Domestic team information
- 1904: Cambridge University

Career statistics
| Competition | First-class |
| Matches | 1 |
| Runs scored | 9 |
| Batting average | – |
| 100s/50s | –/– |
| Top score | 9* |
| Balls bowled | 120 |
| Wickets | 2 |
| Bowling average | 22.00 |
| 5 wickets in innings | – |
| 10 wickets in match | – |
| Best bowling | 1/16 |
| Catches/stumpings | 3/– |
- Source: Cricinfo, 14 January 2022

= Robert Bisseker =

English cricketer (1878–1965)

Robert Godlonton Bisseker (19 November 1878 – 9 March 1965) was a South African-born English first-class cricketer and clergyman.

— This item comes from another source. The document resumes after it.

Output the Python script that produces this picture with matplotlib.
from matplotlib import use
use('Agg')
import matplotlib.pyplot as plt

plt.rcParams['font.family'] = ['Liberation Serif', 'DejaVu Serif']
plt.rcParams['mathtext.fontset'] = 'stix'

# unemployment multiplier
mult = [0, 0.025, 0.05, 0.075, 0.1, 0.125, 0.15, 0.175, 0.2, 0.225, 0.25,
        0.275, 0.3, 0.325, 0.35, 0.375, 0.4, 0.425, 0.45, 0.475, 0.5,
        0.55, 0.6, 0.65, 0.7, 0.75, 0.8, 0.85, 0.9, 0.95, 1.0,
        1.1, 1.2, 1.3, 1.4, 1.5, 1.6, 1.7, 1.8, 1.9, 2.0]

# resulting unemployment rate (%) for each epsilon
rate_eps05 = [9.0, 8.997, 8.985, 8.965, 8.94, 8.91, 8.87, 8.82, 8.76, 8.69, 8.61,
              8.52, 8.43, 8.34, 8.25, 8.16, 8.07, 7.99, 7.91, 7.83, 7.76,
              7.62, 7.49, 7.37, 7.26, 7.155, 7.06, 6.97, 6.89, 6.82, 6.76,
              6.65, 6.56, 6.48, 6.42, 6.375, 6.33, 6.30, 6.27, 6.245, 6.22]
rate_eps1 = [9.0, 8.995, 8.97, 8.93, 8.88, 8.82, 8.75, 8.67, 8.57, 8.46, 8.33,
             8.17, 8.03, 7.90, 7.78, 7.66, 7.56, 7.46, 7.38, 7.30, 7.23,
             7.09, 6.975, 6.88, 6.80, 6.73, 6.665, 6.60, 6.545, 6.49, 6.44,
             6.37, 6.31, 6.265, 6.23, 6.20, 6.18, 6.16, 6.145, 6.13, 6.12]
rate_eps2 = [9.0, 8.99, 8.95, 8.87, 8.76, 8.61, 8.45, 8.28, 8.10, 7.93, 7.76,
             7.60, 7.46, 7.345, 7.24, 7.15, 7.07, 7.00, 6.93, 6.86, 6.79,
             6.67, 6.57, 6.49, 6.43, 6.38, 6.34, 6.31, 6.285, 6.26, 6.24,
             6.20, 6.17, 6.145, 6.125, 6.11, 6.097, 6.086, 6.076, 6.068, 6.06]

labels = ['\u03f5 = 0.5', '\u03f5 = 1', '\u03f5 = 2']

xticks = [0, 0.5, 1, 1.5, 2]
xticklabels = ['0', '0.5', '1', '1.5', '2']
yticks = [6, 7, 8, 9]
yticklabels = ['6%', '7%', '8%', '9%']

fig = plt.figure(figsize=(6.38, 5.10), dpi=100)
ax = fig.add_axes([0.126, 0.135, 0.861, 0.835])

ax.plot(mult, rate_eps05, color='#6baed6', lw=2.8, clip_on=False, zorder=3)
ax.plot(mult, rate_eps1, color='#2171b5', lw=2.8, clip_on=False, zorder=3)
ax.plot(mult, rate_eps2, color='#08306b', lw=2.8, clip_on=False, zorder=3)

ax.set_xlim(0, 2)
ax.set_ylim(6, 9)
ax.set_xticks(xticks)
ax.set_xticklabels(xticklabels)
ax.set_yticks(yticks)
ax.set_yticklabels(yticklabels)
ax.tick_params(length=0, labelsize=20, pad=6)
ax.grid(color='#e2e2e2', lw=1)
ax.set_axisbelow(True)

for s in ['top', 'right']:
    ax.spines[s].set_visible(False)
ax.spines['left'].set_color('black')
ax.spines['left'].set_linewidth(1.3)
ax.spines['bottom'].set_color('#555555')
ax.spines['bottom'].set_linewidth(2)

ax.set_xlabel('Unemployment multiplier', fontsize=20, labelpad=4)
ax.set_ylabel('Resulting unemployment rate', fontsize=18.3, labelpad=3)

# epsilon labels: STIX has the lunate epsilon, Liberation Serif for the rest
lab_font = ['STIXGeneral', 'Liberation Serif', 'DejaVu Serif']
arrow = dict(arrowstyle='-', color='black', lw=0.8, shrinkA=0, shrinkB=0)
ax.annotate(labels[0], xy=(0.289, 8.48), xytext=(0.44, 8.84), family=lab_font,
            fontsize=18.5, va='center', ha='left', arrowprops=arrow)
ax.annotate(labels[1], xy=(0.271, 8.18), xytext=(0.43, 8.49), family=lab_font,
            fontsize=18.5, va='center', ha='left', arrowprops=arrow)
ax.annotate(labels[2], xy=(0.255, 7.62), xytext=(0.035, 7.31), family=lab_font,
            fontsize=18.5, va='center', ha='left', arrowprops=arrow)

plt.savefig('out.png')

The son of Henry Bisseker, he was born at Port Elizabeth in South Africa. He was educated in England at King Edward's School in Birmingham, before matriculating to Jesus College, Cambridge. While studying at Cambridge, he made a single appearance in first-class cricket for Cambridge University Cricket Club against Warwickshire at Edgbaston in 1904. He batted once in the match, scoring an unbeaten nine runs in the Cambridge first innings of 332. With the ball, he took the wickets of Fred Moorhouse in Warwickshire's first innings and Alfred Glover in their second innings, to finish with match figures of 2 for 44. In addition to playing cricket at Cambridge, he also played football for Cambridge University A.F.C., for which he gained a blue.

Bisseker was later ordained into the Church of England as a deacon at Peterborough Cathedral in 1912, before being appointed curate at Oakham until 1916. From there he was appointed rector at Whitwell, and later at Normanton; he held both roles simultaneously until his retirement in 1945. In retirement he lived at Felpham near Bognor Regis. Bisseker died at Hindhead in March 1965.